Lynne Walker, director of Primark’s sustainability strategy Primark Cares, noted that the collection meets all of the Jeans Redesign standards, with adult jeans in the collection made from either 70 percent organic cotton, 29 percent recycled cotton and 1 percent elastane, or 70 percent organic cotton and 30 percent recycled cotton. Both kids’ jeans are made of 78 percent organic cotton, 20 percent recycled cotton and 2 percent elastane.
She added that all of the organic cotton and recycled cotton used by Primark in this collection is fully traceable via OCS and RCS certification, and that, given the number of markets the brand operates in, there are labelling challenges that “relate to space and translations.” For more accurate information, she said composition details are shared in stores at the point of sale and on Primark’s website.
Walker confirmed that zips and buttons can be removed, and that the brand has undergone “extended durability testing through independent third-party accredited laboratories” to ensure denim withstands a minimum of 30 washes.
“The collection has been created to comply with the detailed technical guidelines set out for all Jeans Redesign participants and we’re confident through our own auditing and reporting that these have been met,” Walker told Rivet, adding that the low price point is a reflection of the company’s priorities. “Like everything we sell, our business model is key to the affordable prices we are able to offer our consumers—you won’t see any big advertising campaigns from us, we don’t sell online and we are able to buy at scale, so that’s why we are able to offer the prices we do.”
This is not the first time Primark has been met with skepticism. In 2016, The Guardian news outlet published an article stating that the retailer had been criticized for “profiting from cheap fashion in developed nations” by sourcing from suppliers in regions of the world experiencing poverty, where “unethical or exploitative labor practices are much harder to regulate.”
The company claimed that every single facility is audited by a third party, and that it achieves its low prices by placing large orders with suppliers that save money by sourcing fabrics close to the factory.
Since then, Primark has increased its sustainability efforts, launching Primark Cares in September and committing to producing more durable clothing by 2025. It also aims to make products that are recyclable by design by 2027 and source more sustainable or recycled materials by 2030.
But critics’ issues aren’t reserved for Primark. In the same Instagram post, Sajid criticized the Jeans Redesign guidelines for allowing any percentage of polyester, which many agree hinders a textile’s recyclability. But while any percentage of polyester can make recycling more difficult, it doesn’t completely prevent it. Research from Accelerating Circularity, a collaborative focused on making apparel more circular, indicates that current widely used recycling technologies can deal with a small amount of non-cellulose fibers like polyester in the fabric. Laura Balmond, Make Fashion Circular lead at the Ellen MacArthur Foundation, noted that this data was used to create the Jeans Redesign requirements, which are intended to be viewed only as a starting point.

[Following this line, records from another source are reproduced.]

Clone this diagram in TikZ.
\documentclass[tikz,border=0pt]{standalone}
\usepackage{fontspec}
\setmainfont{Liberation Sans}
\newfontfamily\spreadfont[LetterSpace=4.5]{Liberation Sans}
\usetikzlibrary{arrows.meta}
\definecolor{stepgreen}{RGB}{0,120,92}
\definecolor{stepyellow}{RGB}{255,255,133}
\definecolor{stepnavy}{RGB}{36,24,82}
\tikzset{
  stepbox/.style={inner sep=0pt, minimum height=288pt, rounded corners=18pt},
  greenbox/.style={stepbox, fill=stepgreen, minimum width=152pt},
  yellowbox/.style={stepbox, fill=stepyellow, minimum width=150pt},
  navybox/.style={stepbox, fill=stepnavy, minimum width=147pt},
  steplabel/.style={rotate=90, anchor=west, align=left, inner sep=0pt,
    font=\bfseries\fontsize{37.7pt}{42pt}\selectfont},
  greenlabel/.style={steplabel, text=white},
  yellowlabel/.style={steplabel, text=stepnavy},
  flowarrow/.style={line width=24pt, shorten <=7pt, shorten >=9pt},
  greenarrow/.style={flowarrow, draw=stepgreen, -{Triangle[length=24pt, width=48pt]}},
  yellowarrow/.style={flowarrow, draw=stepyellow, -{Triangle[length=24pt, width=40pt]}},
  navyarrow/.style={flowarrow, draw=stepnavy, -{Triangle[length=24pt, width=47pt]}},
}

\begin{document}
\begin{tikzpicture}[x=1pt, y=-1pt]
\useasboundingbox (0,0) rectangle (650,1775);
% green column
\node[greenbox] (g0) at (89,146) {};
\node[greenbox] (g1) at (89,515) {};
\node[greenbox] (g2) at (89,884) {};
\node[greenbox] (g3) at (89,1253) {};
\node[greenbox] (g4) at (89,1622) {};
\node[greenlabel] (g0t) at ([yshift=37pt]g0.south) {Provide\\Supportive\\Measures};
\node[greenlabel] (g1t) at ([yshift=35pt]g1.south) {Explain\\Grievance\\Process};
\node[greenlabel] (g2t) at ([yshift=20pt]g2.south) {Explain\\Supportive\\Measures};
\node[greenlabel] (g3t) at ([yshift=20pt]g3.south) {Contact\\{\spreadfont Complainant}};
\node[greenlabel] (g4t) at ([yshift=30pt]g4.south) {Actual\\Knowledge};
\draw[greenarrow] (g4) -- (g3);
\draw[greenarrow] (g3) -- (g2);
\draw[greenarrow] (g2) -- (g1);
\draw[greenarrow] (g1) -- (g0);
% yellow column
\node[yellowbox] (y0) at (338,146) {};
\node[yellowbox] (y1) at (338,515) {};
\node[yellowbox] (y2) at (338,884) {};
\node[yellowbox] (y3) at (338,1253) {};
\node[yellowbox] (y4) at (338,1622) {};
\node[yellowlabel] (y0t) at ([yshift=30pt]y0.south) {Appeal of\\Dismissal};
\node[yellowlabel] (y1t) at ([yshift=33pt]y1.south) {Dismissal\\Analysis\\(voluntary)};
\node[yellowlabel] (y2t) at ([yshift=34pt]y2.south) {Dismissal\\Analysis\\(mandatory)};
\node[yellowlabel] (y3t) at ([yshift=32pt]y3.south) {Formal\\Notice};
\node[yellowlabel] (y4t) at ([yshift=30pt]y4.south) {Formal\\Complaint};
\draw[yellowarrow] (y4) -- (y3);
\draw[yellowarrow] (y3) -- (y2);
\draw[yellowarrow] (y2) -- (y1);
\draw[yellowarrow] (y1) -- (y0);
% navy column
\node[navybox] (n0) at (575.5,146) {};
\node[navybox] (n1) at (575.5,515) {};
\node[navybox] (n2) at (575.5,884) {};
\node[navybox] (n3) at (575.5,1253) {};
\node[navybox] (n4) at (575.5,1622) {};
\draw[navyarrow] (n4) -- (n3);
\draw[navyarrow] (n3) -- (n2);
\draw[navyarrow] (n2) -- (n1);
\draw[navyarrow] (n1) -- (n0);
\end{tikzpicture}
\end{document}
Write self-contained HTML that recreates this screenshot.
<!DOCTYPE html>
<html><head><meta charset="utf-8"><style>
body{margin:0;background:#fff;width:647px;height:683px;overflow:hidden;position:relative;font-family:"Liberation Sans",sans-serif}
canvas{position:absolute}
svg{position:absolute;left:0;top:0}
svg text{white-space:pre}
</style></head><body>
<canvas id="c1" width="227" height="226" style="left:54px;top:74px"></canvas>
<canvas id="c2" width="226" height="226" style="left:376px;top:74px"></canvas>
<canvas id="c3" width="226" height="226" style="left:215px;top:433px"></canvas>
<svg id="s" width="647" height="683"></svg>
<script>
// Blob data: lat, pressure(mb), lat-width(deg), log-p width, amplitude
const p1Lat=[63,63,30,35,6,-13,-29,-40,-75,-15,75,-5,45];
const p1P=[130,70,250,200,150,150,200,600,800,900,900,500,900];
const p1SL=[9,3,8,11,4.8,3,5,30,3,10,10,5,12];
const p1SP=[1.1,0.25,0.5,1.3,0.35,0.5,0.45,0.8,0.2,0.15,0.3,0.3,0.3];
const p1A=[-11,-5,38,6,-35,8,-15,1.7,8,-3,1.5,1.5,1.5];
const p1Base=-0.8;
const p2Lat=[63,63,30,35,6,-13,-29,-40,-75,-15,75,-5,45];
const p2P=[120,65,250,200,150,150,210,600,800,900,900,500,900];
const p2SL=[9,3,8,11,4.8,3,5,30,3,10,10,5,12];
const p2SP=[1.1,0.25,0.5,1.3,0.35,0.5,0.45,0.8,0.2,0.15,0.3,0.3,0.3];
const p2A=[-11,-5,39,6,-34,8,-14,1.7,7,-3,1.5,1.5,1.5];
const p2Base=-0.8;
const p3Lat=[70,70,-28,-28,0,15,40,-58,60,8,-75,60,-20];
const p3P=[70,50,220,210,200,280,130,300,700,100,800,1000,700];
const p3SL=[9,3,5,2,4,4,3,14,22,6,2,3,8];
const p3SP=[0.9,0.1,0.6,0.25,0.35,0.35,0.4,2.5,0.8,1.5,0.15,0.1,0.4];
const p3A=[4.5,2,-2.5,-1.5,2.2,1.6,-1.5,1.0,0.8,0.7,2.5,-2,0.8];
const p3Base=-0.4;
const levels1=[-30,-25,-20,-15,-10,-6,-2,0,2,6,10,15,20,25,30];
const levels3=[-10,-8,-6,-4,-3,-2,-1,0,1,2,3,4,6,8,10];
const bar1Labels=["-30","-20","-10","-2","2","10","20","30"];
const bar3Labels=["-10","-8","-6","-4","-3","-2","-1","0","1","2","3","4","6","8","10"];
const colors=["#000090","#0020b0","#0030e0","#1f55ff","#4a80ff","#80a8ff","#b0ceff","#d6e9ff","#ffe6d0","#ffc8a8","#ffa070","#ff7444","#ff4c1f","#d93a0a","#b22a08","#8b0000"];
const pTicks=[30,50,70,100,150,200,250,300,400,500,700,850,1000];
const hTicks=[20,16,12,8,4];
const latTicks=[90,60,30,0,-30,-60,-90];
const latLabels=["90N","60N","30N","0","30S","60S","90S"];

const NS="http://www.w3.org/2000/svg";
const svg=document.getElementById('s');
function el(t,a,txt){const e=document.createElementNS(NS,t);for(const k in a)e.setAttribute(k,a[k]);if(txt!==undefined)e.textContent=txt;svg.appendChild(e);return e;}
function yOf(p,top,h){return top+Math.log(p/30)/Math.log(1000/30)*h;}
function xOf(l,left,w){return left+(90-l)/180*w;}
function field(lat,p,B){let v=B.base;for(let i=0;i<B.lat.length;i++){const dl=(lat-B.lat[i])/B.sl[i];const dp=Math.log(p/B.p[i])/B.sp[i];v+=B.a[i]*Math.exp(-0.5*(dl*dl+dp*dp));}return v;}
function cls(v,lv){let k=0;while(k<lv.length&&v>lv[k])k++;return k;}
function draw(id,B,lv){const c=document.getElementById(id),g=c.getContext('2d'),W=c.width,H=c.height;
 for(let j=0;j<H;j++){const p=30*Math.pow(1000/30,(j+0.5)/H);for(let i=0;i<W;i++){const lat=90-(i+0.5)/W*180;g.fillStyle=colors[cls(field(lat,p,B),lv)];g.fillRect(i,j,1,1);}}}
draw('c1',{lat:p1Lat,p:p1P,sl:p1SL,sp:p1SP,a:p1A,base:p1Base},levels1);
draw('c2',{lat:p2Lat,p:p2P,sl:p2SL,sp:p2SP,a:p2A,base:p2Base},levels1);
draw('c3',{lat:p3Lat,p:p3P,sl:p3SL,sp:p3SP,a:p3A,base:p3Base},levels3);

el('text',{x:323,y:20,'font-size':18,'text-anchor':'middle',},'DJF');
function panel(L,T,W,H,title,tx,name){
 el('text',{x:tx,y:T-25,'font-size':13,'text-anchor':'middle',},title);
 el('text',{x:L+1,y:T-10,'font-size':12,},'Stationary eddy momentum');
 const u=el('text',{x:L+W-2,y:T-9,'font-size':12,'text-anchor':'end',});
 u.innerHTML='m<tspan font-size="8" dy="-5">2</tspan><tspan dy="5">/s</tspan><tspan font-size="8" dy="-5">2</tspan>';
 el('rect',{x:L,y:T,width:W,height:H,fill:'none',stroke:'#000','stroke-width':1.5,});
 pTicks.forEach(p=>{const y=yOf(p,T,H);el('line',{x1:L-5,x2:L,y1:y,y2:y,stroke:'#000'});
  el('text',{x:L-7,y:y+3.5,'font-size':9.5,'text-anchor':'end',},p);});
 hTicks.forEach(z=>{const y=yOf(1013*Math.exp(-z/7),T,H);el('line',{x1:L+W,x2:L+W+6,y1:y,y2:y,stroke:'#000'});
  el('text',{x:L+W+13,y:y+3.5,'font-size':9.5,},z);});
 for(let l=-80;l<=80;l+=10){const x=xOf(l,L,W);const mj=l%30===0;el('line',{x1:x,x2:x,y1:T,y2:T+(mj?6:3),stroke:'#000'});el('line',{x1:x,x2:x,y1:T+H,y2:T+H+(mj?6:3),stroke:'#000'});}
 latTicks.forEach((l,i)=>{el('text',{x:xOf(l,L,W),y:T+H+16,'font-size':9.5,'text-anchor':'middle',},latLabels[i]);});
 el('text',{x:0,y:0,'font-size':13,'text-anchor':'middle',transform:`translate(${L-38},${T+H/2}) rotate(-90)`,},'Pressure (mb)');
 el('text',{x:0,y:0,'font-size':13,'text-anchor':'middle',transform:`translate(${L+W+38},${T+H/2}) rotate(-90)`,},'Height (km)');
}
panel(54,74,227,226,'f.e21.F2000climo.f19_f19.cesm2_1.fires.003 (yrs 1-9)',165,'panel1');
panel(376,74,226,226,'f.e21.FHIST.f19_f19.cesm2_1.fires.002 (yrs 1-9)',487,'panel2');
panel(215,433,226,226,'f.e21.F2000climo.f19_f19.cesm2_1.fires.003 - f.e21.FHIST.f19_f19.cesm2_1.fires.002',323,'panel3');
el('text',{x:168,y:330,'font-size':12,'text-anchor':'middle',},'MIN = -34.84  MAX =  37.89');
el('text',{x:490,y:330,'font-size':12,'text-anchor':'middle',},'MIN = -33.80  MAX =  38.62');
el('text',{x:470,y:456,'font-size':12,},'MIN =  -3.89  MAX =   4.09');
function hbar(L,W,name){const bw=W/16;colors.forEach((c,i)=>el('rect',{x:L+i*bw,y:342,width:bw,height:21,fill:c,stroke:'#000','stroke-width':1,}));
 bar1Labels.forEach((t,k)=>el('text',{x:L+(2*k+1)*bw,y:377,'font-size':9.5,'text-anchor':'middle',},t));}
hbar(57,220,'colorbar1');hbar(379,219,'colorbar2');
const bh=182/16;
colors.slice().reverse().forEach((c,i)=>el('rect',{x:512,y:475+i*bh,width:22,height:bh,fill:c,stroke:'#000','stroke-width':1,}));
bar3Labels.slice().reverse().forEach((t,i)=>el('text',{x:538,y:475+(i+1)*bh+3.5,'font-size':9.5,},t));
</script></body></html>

“The guidelines are a ‘minimum bar’ established with the intention to be regularly reviewed and updated to ensure the Jeans Redesign continues to drive the industry forward,” she told Rivet, adding that more updates are on the way.
Balmond said that the foundation relies on the initiative’s participants to provide certifications that ensure the standards are met, adding that “a lot of care has gone into designing the Jeans Redesign to make it as robust and transparent as possible.”
Balmond noted that there is “full transparency,” and participants are required to report on their methods and progress every two years.
“Many of the businesses that produce and use fashion products are part of the problem today, but they can and should also be part of the solution as they have the power to change the way we design, make and use garments,” she said. “The Jeans Redesign can support them on this journey.”